[BEGIN Dataset excerpts]
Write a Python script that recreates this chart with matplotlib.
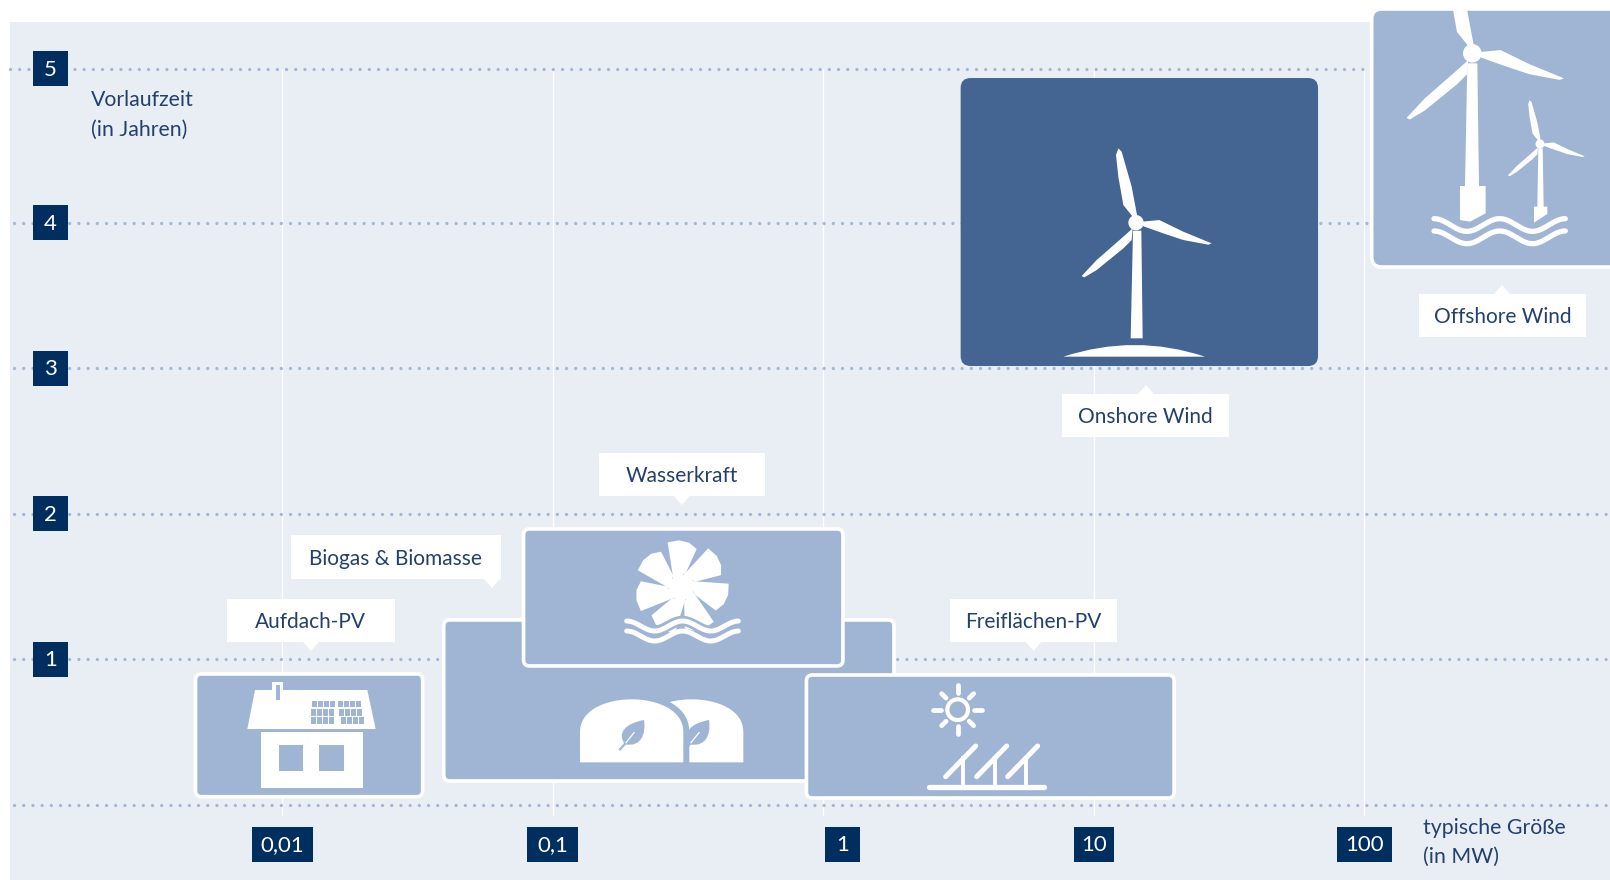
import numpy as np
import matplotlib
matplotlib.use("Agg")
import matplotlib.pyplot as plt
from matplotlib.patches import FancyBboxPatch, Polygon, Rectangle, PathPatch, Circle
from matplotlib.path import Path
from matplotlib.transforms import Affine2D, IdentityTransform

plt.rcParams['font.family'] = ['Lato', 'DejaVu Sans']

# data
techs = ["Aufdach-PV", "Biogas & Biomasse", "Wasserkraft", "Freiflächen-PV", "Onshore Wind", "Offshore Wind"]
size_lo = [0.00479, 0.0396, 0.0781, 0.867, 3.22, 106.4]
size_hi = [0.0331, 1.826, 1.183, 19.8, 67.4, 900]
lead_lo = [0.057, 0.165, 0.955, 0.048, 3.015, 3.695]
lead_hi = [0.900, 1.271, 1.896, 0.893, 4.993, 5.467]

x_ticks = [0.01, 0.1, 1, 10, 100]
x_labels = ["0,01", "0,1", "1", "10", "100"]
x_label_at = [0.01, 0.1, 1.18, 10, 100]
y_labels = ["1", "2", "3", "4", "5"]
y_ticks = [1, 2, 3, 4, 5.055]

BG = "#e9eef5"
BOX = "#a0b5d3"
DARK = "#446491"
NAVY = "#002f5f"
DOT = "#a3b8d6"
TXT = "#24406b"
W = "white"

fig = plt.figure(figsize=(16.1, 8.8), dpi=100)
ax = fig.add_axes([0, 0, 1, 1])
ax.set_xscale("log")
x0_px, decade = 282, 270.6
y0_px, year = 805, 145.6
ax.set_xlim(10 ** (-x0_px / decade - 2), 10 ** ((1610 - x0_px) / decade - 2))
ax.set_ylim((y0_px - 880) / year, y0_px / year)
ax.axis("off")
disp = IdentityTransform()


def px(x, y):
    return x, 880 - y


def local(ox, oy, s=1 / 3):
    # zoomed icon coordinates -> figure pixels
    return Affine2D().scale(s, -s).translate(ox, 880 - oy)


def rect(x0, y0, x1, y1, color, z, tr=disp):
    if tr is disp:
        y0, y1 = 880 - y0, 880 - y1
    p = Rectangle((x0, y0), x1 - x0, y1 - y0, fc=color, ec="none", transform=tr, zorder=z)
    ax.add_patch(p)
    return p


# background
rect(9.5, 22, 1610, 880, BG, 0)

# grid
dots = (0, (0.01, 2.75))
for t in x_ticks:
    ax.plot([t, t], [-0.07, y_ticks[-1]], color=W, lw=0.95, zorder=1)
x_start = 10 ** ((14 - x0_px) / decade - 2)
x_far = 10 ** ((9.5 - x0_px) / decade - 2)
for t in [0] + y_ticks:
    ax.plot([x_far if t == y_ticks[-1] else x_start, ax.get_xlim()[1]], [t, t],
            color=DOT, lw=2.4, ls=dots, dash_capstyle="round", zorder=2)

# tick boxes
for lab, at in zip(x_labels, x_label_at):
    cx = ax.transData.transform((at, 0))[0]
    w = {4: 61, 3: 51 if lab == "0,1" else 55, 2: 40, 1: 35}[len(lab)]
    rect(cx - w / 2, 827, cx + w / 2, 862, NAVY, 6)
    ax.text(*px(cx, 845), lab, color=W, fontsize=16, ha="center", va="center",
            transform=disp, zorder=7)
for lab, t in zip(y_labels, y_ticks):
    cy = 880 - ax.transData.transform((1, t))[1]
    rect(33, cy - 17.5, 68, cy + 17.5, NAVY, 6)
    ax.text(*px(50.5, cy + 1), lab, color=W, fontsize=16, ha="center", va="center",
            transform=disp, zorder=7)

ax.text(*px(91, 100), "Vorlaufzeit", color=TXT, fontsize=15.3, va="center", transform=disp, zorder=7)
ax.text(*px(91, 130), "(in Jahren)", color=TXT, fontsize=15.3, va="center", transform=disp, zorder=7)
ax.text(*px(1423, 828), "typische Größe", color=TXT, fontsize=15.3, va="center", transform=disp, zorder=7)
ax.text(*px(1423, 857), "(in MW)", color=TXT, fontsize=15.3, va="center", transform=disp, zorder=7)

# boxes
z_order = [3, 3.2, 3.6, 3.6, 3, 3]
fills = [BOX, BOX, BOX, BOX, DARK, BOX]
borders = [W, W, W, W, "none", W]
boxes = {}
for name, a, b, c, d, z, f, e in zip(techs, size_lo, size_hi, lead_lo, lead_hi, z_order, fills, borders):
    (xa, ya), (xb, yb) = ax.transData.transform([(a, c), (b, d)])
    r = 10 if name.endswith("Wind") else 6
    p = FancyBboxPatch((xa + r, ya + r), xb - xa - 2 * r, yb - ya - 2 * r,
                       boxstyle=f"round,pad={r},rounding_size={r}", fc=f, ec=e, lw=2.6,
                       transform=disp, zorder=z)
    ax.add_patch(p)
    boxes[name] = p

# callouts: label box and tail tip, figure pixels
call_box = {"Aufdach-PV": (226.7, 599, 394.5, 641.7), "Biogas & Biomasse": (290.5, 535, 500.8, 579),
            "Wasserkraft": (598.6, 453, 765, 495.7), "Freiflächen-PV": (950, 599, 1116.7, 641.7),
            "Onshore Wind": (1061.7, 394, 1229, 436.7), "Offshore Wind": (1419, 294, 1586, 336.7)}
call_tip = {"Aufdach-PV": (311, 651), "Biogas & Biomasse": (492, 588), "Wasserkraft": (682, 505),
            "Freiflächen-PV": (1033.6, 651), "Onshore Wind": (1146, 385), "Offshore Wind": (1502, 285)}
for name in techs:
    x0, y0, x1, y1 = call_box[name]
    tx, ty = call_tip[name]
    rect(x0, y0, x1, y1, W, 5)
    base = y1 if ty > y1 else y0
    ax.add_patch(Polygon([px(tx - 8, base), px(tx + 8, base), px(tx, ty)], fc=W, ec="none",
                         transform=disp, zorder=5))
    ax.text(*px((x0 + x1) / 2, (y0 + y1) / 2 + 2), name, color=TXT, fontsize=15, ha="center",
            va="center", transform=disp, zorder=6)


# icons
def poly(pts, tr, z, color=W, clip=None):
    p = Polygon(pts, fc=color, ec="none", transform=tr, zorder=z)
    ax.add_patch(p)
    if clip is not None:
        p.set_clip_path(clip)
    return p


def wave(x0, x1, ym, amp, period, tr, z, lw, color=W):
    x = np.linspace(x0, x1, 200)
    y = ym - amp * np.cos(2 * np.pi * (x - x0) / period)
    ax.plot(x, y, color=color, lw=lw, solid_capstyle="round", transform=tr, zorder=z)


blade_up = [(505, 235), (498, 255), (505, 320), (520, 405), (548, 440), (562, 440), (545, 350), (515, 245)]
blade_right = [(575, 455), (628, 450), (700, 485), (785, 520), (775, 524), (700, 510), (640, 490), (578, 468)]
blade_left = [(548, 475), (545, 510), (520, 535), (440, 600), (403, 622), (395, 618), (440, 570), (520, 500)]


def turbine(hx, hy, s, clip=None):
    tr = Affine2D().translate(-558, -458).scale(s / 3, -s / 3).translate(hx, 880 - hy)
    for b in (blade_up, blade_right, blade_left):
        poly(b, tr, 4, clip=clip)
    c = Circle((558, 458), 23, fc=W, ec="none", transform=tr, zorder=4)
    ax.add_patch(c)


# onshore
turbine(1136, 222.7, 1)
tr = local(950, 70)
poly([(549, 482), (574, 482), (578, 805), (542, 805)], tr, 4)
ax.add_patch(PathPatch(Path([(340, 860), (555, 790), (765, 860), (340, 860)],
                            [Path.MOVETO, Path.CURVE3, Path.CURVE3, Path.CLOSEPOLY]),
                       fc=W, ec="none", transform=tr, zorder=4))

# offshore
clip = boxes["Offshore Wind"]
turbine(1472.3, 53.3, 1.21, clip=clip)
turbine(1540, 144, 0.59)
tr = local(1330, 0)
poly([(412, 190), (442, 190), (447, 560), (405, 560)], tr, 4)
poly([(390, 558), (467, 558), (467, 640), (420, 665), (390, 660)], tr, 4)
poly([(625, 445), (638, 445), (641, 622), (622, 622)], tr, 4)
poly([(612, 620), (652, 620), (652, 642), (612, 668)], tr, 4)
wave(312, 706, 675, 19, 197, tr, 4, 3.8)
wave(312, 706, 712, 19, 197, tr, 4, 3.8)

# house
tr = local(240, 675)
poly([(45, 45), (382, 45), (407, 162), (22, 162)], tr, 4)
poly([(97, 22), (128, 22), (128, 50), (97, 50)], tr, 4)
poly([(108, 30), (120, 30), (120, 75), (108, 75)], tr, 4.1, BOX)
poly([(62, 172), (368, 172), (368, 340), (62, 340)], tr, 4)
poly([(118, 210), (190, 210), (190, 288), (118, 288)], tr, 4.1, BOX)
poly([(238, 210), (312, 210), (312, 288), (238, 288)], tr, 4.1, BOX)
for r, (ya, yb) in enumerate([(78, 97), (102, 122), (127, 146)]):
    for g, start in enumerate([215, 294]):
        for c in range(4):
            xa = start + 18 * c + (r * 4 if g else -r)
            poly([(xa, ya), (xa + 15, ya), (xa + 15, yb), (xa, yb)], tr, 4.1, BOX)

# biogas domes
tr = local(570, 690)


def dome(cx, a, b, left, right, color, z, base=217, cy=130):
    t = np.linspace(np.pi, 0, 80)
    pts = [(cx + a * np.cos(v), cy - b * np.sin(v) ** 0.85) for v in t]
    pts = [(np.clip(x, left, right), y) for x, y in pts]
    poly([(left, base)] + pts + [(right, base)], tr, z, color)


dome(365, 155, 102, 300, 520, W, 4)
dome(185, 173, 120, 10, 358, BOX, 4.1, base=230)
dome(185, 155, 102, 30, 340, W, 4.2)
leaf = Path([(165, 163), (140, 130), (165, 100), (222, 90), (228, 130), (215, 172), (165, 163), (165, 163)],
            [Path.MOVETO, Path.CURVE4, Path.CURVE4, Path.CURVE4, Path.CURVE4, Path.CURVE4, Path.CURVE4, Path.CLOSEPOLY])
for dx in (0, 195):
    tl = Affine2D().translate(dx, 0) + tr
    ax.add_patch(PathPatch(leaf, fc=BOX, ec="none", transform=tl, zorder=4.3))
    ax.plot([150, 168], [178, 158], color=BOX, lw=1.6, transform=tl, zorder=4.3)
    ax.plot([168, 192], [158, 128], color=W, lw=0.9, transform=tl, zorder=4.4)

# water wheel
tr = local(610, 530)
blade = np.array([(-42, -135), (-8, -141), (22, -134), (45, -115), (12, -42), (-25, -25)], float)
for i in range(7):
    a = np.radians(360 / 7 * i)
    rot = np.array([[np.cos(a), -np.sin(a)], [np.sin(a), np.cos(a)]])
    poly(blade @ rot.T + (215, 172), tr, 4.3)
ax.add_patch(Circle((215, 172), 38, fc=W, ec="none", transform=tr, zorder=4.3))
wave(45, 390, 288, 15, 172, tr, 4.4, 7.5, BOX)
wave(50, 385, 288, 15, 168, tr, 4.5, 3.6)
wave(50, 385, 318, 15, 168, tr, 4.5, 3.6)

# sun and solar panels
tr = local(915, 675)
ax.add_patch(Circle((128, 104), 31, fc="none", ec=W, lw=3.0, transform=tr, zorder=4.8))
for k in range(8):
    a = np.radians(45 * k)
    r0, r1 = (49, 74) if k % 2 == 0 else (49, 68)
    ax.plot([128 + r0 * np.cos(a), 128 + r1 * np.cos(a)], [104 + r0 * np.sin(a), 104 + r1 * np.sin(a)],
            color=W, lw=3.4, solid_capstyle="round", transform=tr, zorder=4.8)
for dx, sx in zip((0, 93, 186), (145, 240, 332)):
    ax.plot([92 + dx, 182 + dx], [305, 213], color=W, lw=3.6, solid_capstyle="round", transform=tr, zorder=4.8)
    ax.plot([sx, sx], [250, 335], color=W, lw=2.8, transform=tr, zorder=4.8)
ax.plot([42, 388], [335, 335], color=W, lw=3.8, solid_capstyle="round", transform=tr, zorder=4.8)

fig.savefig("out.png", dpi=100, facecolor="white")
[END Dataset excerpts]
[BEGIN Dataset excerpts]
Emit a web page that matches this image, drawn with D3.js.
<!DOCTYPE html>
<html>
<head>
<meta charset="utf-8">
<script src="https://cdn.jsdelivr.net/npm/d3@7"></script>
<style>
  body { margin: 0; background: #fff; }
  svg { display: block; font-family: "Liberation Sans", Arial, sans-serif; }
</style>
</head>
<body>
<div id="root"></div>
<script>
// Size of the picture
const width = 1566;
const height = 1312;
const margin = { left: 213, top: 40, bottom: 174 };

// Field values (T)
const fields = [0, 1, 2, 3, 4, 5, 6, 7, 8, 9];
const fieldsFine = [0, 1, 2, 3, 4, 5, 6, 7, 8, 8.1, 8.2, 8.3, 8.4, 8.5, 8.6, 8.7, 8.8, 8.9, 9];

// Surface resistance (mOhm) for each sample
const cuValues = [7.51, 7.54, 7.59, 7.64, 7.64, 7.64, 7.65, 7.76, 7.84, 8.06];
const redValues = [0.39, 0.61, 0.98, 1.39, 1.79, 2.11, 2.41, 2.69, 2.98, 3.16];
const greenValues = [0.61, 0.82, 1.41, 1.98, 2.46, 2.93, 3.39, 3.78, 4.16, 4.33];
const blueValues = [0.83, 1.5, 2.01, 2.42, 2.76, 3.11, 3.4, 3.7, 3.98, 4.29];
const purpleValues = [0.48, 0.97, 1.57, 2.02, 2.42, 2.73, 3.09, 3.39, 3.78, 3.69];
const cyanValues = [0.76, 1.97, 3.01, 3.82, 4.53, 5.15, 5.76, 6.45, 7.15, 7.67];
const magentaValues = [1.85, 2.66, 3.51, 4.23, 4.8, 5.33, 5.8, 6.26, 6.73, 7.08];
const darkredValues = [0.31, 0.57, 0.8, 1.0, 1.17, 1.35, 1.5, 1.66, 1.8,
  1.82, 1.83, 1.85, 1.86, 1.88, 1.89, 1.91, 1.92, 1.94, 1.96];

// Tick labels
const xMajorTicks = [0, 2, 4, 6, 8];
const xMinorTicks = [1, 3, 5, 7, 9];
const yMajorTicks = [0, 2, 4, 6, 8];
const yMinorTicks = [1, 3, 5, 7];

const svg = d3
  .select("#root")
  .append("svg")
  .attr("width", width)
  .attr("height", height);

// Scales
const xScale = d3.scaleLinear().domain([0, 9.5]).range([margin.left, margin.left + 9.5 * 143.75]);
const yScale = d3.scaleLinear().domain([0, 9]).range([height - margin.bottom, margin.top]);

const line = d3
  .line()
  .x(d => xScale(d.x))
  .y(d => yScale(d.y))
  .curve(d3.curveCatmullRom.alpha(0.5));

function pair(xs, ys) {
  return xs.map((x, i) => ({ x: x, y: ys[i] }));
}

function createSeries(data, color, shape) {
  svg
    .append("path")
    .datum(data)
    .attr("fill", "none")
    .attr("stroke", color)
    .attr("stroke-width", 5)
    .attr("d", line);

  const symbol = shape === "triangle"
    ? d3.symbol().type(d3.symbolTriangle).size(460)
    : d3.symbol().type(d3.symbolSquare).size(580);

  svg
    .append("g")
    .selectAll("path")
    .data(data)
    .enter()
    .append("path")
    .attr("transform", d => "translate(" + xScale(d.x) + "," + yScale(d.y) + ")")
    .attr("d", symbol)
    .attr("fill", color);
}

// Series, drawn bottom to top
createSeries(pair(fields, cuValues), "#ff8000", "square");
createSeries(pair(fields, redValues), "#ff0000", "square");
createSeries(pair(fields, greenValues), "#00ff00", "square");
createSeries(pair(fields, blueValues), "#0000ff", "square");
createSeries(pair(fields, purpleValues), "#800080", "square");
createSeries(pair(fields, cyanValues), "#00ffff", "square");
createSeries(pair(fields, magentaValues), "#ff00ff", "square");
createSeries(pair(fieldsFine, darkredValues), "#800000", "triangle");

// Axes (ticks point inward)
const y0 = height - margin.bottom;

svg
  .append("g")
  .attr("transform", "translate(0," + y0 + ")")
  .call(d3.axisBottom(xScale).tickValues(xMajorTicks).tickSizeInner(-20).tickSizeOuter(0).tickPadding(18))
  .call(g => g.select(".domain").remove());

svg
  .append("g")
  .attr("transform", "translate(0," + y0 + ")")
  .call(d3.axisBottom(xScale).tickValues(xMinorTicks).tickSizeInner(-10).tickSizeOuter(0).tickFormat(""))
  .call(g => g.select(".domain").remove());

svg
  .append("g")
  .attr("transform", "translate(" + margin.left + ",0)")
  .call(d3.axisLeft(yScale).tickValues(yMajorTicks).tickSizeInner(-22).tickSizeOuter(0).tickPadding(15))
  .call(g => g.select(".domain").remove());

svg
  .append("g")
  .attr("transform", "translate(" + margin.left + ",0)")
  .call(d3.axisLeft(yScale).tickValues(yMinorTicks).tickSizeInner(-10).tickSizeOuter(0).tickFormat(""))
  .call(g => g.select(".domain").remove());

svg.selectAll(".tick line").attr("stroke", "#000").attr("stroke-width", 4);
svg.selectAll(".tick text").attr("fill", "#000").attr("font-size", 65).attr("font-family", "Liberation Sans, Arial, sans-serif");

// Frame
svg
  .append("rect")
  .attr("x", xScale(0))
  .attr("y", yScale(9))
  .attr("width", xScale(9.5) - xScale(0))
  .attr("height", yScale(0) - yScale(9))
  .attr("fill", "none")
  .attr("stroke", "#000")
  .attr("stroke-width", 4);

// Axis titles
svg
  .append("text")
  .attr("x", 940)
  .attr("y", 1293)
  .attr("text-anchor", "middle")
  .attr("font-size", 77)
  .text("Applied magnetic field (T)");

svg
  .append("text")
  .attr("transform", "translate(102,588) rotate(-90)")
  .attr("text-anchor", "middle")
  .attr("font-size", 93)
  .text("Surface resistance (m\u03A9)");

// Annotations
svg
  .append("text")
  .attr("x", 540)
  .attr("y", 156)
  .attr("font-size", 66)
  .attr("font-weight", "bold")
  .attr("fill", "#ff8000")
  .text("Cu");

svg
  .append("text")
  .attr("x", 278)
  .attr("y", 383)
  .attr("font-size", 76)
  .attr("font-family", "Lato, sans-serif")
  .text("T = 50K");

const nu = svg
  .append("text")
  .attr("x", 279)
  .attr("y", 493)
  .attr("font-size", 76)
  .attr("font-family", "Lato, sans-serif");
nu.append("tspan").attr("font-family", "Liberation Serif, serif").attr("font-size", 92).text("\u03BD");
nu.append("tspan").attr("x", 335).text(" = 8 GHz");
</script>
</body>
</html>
[END Dataset excerpts]
[BEGIN Dataset excerpts]
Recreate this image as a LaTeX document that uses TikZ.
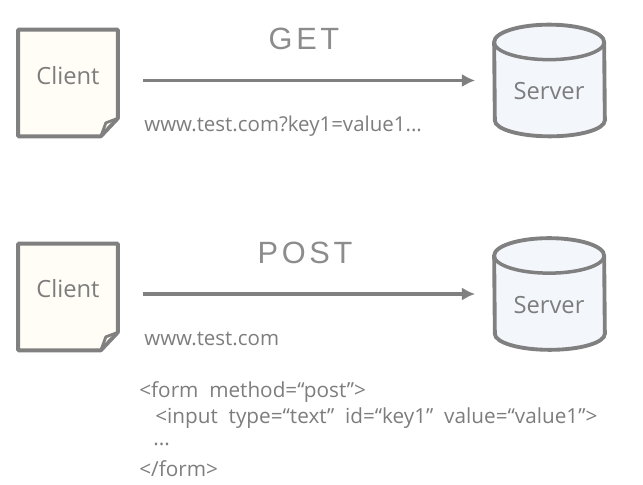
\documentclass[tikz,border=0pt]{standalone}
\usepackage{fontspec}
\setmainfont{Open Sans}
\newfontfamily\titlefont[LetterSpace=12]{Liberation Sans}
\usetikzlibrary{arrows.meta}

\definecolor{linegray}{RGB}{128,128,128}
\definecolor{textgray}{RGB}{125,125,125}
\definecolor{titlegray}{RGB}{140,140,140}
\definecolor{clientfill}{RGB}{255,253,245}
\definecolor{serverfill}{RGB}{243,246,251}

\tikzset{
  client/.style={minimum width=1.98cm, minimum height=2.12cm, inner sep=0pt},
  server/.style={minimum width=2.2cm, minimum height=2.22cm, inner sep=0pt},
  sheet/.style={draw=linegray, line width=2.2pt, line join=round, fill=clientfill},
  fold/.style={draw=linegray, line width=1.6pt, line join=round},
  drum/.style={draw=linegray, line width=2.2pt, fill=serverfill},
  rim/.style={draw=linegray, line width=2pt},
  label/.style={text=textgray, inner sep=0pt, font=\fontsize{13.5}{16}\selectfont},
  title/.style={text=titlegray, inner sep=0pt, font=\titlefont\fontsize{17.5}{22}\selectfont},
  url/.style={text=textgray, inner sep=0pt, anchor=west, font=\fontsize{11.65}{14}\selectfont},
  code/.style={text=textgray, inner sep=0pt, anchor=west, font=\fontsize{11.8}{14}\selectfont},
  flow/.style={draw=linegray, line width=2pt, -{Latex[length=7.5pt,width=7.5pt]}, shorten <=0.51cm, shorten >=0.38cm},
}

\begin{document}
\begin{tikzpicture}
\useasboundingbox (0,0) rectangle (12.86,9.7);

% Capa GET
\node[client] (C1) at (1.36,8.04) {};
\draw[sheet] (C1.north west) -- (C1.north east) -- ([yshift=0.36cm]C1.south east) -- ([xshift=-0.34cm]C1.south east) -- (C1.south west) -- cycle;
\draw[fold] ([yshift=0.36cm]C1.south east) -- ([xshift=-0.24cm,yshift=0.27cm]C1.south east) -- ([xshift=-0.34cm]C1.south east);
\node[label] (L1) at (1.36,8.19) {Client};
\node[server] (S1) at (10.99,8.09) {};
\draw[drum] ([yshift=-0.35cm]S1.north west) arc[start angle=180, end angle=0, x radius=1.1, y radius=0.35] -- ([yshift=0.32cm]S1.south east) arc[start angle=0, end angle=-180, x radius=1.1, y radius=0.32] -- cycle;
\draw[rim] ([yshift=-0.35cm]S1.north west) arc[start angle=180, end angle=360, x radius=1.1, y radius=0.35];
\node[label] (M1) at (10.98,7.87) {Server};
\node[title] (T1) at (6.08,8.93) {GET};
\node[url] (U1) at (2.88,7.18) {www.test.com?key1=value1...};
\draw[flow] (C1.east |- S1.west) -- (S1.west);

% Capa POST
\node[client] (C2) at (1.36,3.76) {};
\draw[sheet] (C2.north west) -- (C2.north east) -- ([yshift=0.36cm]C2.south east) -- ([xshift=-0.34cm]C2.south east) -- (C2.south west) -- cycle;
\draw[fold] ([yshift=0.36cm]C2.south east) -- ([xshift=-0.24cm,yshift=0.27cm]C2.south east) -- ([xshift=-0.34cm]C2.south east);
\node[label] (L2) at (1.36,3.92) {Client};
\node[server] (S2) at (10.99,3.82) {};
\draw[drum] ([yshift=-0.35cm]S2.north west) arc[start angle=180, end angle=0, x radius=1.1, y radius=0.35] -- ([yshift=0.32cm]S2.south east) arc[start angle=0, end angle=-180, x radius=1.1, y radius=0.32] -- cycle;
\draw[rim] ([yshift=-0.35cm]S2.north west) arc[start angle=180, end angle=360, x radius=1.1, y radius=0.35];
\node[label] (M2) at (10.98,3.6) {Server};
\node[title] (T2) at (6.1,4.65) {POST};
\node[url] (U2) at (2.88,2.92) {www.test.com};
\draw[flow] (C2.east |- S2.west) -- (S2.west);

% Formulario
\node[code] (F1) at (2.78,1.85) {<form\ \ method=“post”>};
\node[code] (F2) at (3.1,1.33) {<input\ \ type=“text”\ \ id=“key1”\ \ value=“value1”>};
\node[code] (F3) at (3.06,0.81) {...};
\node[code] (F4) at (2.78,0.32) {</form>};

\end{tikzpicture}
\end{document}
[END Dataset excerpts]
What the exercise asks:
Copy all lines from the entries that contain the word "matplotlib".

Expected answer:
Write a Python script that recreates this chart with matplotlib.
import matplotlib
matplotlib.use("Agg")
import matplotlib.pyplot as plt
from matplotlib.patches import FancyBboxPatch, Polygon, Rectangle, PathPatch, Circle
from matplotlib.path import Path
from matplotlib.transforms import Affine2D, IdentityTransform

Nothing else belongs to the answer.